• Task to complete:
Extract word for word the lines of the listing from its start to the line holding "month_labels = months_std * 3 + months_2022", both ends kept; pictures are not part of the copy.

• Material provided:
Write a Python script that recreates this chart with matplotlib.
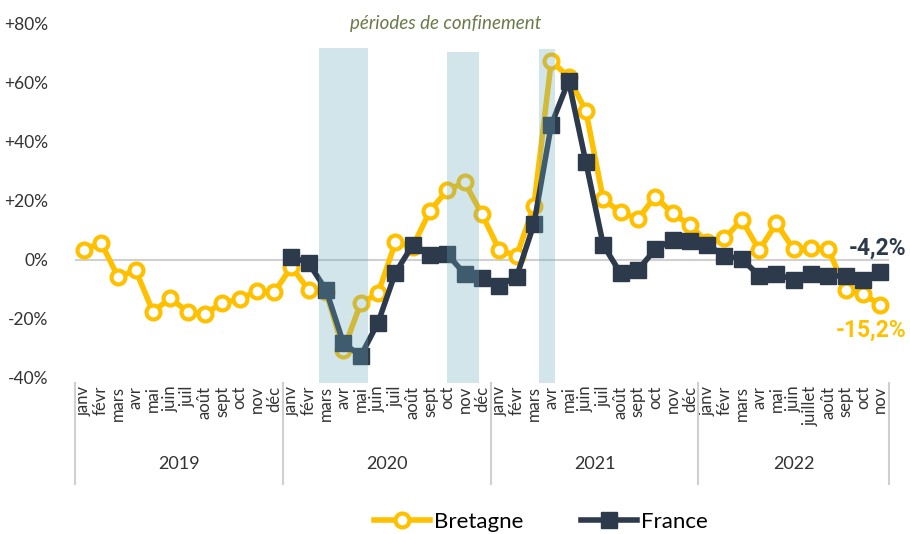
import matplotlib
matplotlib.use("Agg")
import matplotlib.pyplot as plt
import matplotlib.transforms as mtransforms
from matplotlib.patches import Rectangle

plt.rcParams['font.family'] = ['Lato', 'DejaVu Sans']

years = ["2019", "2020", "2021", "2022"]
months_std = ["janv", "févr", "mars", "avr", "mai", "juin", "juil", "août", "sept", "oct", "nov", "déc"]
months_2022 = ["janv", "févr", "mars", "avr", "mai", "juin", "juillet", "août", "sept", "oct", "nov"]
month_labels = months_std * 3 + months_2022

bretagne = [3.4, 5.9, -5.9, -3.4, -17.5, -13.0, -17.5, -18.4, -14.5, -13.3, -10.5, -11.0,
            -2.3, -10.2, -11.0, -30.5, -14.7, -11.3, 6.0, 4.5, 16.7, 23.7, 26.3, 15.5,
            3.4, 1.4, 18.4, 67.5, 62.0, 50.5, 20.6, 16.2, 13.9, 21.5, 15.8, 11.9,
            6.0, 7.3, 13.6, 3.4, 12.4, 3.6, 4.0, 3.6, -10.2, -11.6, -15.2]
france = [1.1, -1.1, -10.2, -28.2, -32.5, -21.2, -4.3, 5.1, 1.7, 1.9, -4.7, -6.2,
          -8.7, -5.6, 12.2, 45.8, 60.7, 33.1, 5.1, -4.5, -3.4, 3.6, 6.8, 6.4,
          5.1, 1.5, 0.3, -5.3, -4.7, -6.8, -4.7, -5.4, -5.4, -6.8, -4.2]
france_start = 12

# lockdown periods (x-start, x-end in month index, top value)
lockdowns = [(13.6, 16.4, 72.0), (21.0, 22.85, 70.6), (26.3, 27.2, 71.5)]

yticks = [-40, -20, 0, 20, 40, 60, 80]
ytick_labels = ["-40%", "-20%", "0%", "+20%", "+40%", "+60%", "+80%"]

gold = "#ffc000"
navy = "#2d3a4c"
text_col = "#333333"

fig = plt.figure(figsize=(9.1, 5.34), dpi=100)
ax = fig.add_axes([75/910, 1-383/534, (889-75)/910, (383-24)/534])

n = len(bretagne)
x_b = list(range(n))
x_f = list(range(france_start, france_start + len(france)))

ax.axhline(0, color="#d0d0d0", lw=1.5, zorder=1)

ax.plot(x_b, bretagne, color=gold, lw=4, marker="o", ms=10, mfc="white",
        mec=gold, mew=3, zorder=3, label="Bretagne")
ax.plot(x_f, france, color=navy, lw=4, marker="s", ms=11, mfc=navy,
        mec=navy, zorder=4, label="France")

ymin = -41.7
for x0, x1, top in lockdowns:
    ax.add_patch(Rectangle((x0, ymin), x1 - x0, top - ymin, facecolor="#69acc0",
                           alpha=0.3, edgecolor="none", zorder=5))

ax.set_xlim(-0.5, n - 0.5)
ax.set_ylim(ymin, 80)
ax.set_yticks(yticks)
ax.set_yticklabels(ytick_labels, fontsize=12.5, color=text_col)
ax.tick_params(axis="y", length=0, pad=19)
ax.set_xticks(x_b)
ax.set_xticklabels(month_labels, rotation=90, fontsize=12, color=text_col,
                   va="top")
ax.tick_params(axis="x", length=0, pad=2)
for s in ax.spines.values():
    s.set_visible(False)

trans = mtransforms.blended_transform_factory(ax.transData, ax.transAxes)
for b in [-0.5, 11.5, 23.5, 35.5, 46.5]:
    ax.plot([b, b], [0.0, -0.28], transform=trans, color="#d0d0d0", lw=1.5,
            clip_on=False)
for i, yr in enumerate(years):
    ax.text(i * 12 + 5.5 if i < 3 else 41, -0.225, yr, transform=trans,
            ha="center", va="center", fontsize=13, color=text_col)

ax.text(0.455, 1.0, "périodes de confinement", transform=ax.transAxes,
        ha="center", va="center", fontsize=13.5, style="italic", color="#6b7a4a")

bold_family = ['Roboto', 'DejaVu Sans']
ax.text(45.85, 4.1, "-4,2%", ha="center", va="center", family=bold_family,
        fontsize=16.5, fontweight="bold", color=navy, clip_on=False)
ax.text(45.45, -23.7, "-15,2%", ha="center", va="center", family=bold_family,
        fontsize=16.5, fontweight="bold", color=gold, clip_on=False)

fig.legend(loc="center", bbox_to_anchor=(541/910, 1 - 522/534), ncol=2,
           frameon=False, handlelength=2.5, columnspacing=2.6,
           handletextpad=0.2, prop={'size': 16})

fig.savefig("out.png", dpi=100)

• Task output:
Write a Python script that recreates this chart with matplotlib.
import matplotlib
matplotlib.use("Agg")
import matplotlib.pyplot as plt
import matplotlib.transforms as mtransforms
from matplotlib.patches import Rectangle

plt.rcParams['font.family'] = ['Lato', 'DejaVu Sans']

years = ["2019", "2020", "2021", "2022"]
months_std = ["janv", "févr", "mars", "avr", "mai", "juin", "juil", "août", "sept", "oct", "nov", "déc"]
months_2022 = ["janv", "févr", "mars", "avr", "mai", "juin", "juillet", "août", "sept", "oct", "nov"]
month_labels = months_std * 3 + months_2022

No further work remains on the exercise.